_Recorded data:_

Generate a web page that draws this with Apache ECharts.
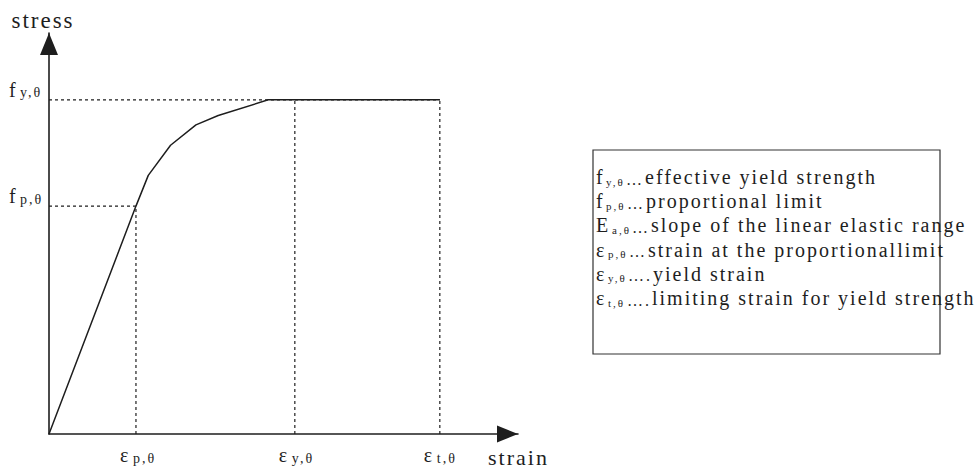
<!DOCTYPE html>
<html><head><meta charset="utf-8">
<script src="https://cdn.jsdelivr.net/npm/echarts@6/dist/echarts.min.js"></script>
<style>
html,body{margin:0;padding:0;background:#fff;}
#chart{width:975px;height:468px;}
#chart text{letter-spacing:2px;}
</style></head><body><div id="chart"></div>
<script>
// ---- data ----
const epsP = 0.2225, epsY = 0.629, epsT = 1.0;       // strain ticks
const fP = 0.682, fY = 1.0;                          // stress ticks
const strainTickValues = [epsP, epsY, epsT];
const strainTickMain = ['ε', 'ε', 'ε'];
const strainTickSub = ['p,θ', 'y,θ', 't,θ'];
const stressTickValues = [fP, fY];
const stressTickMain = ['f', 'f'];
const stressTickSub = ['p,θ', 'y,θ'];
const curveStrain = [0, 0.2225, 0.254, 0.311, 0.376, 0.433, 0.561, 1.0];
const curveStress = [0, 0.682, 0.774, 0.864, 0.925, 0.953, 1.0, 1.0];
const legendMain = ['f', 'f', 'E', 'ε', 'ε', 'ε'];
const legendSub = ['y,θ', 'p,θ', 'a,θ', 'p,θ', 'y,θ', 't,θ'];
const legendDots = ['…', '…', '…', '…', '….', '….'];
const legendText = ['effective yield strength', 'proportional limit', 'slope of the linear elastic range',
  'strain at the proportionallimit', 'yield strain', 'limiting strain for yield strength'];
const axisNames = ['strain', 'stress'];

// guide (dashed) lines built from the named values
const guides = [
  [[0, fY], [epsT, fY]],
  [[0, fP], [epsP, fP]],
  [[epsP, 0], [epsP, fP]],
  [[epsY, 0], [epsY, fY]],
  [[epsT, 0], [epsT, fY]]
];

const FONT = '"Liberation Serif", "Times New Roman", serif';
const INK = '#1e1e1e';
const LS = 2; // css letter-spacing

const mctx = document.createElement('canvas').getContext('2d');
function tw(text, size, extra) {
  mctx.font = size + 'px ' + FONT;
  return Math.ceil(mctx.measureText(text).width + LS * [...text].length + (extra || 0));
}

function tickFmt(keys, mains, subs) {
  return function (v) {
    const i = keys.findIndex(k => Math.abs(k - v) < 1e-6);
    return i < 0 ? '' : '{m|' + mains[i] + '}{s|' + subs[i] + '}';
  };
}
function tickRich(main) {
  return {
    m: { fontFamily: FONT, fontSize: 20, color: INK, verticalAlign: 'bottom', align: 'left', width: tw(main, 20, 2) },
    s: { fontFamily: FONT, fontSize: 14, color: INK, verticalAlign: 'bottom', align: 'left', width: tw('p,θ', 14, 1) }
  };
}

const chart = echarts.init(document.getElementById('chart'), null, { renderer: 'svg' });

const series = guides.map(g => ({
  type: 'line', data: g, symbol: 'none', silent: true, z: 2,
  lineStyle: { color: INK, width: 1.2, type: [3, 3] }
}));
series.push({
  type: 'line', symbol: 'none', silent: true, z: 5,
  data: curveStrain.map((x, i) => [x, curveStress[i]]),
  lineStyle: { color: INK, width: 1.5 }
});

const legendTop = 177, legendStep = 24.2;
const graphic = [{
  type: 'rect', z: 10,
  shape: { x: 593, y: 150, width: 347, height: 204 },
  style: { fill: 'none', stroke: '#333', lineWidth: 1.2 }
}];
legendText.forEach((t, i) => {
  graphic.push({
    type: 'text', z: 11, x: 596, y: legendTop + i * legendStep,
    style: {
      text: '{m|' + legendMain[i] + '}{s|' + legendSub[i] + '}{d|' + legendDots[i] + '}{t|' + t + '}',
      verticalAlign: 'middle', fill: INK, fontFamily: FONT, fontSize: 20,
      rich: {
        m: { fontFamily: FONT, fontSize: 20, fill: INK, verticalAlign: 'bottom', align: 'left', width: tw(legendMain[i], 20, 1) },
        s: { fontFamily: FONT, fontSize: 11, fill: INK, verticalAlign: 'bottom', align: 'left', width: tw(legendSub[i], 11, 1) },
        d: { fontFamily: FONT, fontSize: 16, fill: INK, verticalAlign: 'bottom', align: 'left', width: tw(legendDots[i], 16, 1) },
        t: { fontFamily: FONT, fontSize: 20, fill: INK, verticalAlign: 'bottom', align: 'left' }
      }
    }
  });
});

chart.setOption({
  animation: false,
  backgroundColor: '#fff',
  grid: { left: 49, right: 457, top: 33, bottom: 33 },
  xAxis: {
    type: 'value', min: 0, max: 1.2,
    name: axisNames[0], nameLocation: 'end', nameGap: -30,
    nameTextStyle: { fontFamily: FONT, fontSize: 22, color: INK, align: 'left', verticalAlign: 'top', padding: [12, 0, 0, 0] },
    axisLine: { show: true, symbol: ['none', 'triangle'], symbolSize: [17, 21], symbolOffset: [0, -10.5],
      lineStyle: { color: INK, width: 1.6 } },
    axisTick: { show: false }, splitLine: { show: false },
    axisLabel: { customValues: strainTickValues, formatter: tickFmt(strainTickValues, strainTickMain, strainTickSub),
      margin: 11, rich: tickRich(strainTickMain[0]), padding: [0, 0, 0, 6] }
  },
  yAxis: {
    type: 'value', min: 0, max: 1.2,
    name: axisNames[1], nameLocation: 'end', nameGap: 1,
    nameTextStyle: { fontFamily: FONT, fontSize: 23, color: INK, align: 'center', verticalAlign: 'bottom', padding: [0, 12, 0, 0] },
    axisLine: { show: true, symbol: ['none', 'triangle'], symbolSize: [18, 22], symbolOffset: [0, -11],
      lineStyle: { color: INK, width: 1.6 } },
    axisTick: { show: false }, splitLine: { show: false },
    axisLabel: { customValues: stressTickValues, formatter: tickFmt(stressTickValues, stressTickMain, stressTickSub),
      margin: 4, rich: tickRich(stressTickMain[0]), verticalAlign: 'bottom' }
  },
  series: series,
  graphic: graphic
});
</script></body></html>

==

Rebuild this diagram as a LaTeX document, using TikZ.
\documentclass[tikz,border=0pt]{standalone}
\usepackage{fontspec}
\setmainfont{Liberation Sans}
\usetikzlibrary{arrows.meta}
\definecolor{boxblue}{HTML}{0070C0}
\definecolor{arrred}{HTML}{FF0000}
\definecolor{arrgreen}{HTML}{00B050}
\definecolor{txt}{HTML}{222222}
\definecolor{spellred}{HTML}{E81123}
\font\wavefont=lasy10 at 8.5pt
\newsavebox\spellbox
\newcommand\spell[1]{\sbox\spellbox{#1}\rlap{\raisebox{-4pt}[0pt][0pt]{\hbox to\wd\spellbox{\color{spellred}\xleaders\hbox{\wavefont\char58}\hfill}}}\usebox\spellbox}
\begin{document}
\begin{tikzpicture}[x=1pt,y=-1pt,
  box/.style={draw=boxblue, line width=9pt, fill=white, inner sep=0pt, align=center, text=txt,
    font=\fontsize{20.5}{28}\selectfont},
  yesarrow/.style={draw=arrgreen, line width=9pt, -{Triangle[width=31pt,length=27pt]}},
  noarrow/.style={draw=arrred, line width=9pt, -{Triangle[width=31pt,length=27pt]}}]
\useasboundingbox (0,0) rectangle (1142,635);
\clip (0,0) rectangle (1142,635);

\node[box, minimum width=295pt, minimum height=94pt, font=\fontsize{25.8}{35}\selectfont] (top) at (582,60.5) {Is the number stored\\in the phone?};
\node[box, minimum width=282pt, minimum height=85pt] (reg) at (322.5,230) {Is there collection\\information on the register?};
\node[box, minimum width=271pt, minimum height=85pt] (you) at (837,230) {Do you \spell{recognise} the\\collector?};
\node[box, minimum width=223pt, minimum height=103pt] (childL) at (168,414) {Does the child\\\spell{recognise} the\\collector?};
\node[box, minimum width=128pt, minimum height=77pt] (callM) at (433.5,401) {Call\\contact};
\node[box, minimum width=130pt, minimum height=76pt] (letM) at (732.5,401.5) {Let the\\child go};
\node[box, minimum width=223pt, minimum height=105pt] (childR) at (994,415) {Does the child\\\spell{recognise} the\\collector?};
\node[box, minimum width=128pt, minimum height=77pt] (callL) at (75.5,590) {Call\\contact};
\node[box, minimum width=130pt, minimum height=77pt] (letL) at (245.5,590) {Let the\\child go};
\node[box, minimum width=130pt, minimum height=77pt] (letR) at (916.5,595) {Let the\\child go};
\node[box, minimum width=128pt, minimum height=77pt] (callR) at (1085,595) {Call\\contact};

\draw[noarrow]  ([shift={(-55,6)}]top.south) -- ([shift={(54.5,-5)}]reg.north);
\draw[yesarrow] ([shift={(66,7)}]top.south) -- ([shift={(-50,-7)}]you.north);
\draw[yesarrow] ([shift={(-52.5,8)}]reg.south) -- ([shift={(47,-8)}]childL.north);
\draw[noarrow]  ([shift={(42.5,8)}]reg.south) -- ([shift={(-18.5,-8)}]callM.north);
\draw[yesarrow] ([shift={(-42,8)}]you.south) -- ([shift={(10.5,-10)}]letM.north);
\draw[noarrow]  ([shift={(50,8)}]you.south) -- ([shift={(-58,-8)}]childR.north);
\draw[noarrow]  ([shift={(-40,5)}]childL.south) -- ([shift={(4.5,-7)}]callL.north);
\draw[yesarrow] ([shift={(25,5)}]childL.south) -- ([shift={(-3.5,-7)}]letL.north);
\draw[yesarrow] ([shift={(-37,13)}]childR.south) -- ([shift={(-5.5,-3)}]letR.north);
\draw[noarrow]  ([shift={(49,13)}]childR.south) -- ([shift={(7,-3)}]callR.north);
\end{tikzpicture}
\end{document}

_TASK:_
Look through the entries above. Extract each line with the word "this".

_RESULT BELOW:_
Generate a web page that draws this with Apache ECharts.
Rebuild this diagram as a LaTeX document, using TikZ.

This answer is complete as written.